* DIRECTIONS *
Pick out each line below containing "matplotlib".

* DATA FOR THIS TASK *
>>
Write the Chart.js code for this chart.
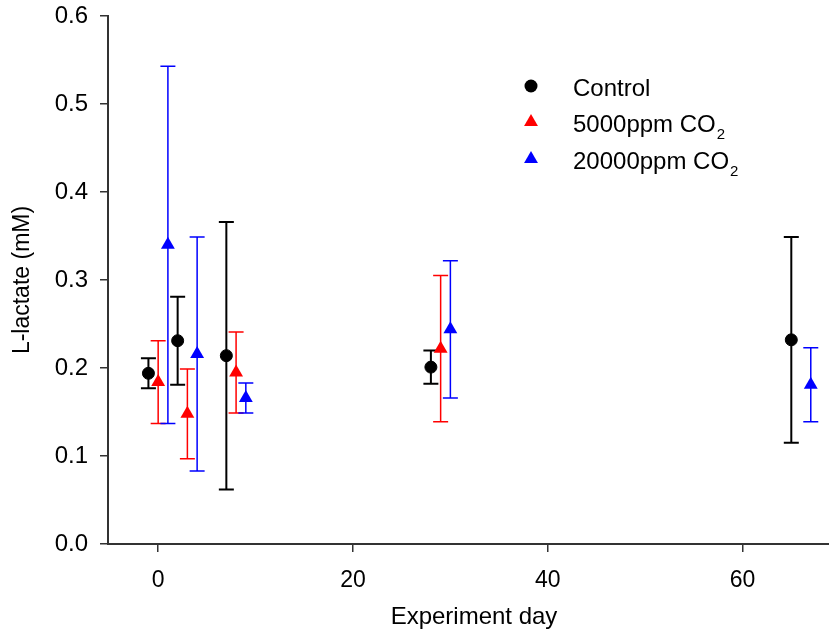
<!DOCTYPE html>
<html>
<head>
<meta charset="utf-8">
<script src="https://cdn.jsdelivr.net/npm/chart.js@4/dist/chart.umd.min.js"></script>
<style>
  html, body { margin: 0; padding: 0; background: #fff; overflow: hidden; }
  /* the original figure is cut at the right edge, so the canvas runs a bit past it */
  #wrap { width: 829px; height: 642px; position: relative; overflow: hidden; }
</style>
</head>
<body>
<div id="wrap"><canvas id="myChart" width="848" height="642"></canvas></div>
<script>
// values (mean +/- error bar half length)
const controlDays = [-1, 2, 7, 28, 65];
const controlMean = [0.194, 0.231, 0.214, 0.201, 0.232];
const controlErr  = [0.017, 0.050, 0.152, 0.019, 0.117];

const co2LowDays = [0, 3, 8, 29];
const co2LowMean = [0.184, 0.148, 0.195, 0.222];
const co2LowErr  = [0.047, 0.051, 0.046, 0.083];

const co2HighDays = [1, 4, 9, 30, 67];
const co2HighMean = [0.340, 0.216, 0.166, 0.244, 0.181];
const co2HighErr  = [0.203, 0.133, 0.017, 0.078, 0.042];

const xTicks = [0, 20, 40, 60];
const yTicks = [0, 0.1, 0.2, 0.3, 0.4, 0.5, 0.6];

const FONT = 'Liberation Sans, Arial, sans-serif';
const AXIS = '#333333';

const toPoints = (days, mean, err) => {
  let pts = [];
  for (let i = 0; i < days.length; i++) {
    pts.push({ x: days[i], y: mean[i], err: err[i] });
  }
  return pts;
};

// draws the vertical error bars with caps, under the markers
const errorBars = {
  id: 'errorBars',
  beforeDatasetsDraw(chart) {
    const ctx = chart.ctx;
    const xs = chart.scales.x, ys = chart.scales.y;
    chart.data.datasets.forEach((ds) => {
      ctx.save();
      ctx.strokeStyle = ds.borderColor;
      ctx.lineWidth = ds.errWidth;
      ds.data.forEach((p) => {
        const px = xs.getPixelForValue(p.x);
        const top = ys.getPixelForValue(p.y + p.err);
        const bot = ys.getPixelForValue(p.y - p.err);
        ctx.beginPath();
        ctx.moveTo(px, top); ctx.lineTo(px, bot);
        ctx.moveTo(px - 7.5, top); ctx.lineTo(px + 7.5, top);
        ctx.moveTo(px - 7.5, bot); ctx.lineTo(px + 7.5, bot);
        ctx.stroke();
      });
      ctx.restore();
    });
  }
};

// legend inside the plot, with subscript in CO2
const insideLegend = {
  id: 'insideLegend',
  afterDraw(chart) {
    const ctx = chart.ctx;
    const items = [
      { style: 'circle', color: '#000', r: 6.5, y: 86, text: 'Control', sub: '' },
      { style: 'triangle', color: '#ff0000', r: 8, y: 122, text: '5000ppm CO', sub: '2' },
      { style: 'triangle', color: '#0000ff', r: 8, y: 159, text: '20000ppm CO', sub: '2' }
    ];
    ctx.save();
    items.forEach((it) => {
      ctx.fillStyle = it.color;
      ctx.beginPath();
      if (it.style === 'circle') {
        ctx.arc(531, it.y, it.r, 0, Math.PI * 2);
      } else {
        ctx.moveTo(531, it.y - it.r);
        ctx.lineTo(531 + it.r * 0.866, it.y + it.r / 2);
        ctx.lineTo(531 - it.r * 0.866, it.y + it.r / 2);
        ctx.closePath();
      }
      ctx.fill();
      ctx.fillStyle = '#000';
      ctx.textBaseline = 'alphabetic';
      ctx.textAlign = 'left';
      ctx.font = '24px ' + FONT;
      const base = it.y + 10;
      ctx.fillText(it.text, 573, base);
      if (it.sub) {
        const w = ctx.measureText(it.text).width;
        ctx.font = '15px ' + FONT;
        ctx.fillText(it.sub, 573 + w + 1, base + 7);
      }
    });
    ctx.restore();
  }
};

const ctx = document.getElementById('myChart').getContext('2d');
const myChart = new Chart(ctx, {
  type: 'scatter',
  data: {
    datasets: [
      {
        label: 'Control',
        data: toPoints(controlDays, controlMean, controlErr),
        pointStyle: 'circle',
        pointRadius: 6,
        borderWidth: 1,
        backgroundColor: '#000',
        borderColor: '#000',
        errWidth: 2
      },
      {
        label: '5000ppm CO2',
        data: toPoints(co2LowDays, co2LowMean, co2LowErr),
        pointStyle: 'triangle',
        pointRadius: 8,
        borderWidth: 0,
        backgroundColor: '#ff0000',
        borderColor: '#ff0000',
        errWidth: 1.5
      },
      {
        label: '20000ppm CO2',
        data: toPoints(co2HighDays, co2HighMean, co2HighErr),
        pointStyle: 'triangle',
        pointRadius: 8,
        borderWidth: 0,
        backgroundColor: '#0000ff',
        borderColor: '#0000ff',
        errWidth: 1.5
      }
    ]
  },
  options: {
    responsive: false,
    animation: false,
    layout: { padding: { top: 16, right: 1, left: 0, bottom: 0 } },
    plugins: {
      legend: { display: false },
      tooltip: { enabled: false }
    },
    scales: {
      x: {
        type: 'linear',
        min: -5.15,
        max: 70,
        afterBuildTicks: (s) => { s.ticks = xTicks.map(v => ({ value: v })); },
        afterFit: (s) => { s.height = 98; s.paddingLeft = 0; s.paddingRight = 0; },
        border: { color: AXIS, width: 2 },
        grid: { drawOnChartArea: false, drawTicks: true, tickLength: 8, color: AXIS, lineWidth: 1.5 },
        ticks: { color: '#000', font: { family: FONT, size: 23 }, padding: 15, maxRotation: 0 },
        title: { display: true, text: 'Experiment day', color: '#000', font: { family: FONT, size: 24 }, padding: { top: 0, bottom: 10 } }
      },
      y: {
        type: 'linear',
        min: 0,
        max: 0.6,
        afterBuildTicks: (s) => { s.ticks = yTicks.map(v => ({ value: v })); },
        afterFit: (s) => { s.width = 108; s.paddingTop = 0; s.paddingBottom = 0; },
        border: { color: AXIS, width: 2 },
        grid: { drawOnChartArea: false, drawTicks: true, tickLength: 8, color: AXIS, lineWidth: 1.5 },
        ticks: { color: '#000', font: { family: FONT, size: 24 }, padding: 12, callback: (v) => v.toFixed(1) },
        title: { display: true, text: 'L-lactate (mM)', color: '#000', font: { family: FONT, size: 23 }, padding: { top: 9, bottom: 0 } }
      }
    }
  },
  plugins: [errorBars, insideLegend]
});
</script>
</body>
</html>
<<
>>
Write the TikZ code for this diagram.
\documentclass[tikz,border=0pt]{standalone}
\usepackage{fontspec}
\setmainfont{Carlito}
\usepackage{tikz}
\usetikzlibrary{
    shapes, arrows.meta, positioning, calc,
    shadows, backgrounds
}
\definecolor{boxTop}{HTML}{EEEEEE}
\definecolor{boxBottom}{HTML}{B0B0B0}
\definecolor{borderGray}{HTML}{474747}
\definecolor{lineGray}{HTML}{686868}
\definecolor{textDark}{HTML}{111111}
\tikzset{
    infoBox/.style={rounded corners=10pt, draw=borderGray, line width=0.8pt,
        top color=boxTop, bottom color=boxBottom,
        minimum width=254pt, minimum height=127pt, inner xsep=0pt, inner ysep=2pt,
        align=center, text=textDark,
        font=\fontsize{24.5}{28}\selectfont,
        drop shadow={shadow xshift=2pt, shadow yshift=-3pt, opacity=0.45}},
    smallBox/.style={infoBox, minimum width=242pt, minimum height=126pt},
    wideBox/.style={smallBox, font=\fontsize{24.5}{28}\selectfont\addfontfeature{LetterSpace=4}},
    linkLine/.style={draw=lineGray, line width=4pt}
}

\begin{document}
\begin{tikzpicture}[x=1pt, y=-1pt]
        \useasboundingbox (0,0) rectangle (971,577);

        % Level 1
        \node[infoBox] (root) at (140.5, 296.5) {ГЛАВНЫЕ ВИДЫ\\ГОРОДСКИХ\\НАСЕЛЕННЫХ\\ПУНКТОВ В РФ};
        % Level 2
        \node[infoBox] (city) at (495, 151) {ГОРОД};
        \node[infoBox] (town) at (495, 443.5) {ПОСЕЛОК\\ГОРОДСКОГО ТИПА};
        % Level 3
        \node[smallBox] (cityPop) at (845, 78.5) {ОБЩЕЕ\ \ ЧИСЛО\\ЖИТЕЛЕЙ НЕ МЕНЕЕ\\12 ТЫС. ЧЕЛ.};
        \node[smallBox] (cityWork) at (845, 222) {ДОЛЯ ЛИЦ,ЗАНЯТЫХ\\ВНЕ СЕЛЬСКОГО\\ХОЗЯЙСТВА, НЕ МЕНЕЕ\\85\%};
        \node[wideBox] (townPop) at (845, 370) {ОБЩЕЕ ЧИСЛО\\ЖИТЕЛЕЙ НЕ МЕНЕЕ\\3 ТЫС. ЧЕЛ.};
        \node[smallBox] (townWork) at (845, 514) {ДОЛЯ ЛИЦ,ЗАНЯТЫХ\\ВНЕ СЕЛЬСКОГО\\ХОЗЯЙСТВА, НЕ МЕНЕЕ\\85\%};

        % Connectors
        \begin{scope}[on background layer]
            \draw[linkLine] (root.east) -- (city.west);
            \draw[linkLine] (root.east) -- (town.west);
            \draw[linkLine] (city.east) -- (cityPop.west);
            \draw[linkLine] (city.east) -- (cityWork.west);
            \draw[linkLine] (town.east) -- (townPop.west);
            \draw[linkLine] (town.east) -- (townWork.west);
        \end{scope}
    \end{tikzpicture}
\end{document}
<<
>>
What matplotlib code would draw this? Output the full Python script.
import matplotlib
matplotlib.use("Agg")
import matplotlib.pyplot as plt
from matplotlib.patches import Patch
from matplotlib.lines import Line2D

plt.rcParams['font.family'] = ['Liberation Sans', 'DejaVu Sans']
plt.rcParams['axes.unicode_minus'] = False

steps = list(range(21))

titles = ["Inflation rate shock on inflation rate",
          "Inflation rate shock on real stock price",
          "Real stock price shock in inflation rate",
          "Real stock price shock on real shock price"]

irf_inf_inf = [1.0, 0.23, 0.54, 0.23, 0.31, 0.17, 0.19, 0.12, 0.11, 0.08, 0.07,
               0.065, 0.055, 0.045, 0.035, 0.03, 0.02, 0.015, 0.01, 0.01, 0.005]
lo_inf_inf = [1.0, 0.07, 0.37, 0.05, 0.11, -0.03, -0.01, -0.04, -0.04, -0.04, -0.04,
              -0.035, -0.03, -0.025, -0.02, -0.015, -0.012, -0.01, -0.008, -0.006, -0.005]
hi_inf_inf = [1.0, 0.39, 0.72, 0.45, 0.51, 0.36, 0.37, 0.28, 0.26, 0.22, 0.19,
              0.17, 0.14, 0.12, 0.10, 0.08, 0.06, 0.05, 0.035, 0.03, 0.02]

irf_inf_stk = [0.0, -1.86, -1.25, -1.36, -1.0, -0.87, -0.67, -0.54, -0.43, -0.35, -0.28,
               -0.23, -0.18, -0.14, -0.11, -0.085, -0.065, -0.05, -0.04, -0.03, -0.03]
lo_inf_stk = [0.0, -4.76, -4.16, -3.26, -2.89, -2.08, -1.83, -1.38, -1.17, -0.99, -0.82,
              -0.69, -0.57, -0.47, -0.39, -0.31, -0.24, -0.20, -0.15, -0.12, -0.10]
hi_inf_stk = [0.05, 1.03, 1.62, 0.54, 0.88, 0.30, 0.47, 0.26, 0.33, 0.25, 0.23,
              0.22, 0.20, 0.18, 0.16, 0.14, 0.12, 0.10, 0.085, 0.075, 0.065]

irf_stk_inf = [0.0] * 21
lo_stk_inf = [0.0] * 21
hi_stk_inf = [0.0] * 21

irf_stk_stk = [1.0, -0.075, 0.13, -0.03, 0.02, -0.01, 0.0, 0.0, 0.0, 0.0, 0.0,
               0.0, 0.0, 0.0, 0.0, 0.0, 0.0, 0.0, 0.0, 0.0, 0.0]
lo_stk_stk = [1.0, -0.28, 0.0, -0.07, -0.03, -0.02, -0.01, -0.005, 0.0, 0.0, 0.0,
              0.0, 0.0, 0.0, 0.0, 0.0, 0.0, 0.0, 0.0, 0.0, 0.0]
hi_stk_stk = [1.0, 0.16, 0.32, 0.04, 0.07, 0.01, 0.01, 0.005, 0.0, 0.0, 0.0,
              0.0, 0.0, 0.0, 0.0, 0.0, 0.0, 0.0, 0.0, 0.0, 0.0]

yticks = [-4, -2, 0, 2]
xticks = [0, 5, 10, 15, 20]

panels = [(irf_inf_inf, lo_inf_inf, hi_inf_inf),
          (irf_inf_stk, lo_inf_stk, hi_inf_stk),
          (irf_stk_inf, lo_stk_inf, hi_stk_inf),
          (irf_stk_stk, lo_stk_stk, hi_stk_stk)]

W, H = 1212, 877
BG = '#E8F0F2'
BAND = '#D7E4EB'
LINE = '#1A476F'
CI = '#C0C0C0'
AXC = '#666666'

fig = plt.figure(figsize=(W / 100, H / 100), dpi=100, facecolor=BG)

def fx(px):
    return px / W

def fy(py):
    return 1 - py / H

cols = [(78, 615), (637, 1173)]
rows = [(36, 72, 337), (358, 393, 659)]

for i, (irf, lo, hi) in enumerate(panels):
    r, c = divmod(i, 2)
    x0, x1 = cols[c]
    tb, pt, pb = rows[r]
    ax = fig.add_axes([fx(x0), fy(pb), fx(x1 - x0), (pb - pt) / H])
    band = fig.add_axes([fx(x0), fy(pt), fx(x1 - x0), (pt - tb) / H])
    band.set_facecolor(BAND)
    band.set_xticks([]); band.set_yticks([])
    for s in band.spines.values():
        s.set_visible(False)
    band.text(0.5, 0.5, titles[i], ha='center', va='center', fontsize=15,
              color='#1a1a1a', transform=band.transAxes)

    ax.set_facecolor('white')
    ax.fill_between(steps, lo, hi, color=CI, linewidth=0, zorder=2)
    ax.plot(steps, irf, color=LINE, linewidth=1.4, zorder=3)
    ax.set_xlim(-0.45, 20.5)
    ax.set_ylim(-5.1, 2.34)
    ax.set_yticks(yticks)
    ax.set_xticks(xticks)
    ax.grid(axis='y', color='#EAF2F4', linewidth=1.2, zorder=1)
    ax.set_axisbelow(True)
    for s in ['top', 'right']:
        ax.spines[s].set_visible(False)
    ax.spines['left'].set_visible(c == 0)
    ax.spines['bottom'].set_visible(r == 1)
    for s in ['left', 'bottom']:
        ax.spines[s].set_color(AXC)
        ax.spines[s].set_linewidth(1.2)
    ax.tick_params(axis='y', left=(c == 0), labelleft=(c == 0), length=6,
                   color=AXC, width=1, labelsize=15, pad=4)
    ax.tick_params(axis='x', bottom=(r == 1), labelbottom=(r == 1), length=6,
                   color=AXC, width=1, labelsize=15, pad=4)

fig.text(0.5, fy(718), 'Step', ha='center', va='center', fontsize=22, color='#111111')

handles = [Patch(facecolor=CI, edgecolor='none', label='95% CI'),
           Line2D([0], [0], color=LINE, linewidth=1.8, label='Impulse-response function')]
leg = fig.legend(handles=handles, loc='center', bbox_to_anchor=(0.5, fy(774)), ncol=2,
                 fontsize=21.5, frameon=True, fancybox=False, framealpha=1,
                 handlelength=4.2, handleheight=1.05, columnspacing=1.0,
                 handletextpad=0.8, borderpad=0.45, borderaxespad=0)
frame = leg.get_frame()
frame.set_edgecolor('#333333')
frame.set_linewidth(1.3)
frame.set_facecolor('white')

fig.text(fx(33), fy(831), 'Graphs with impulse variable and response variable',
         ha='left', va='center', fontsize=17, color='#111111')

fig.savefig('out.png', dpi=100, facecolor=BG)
<<
* SOLUTION BELOW *
What matplotlib code would draw this? Output the full Python script.
import matplotlib
matplotlib.use("Agg")
import matplotlib.pyplot as plt
from matplotlib.patches import Patch
from matplotlib.lines import Line2D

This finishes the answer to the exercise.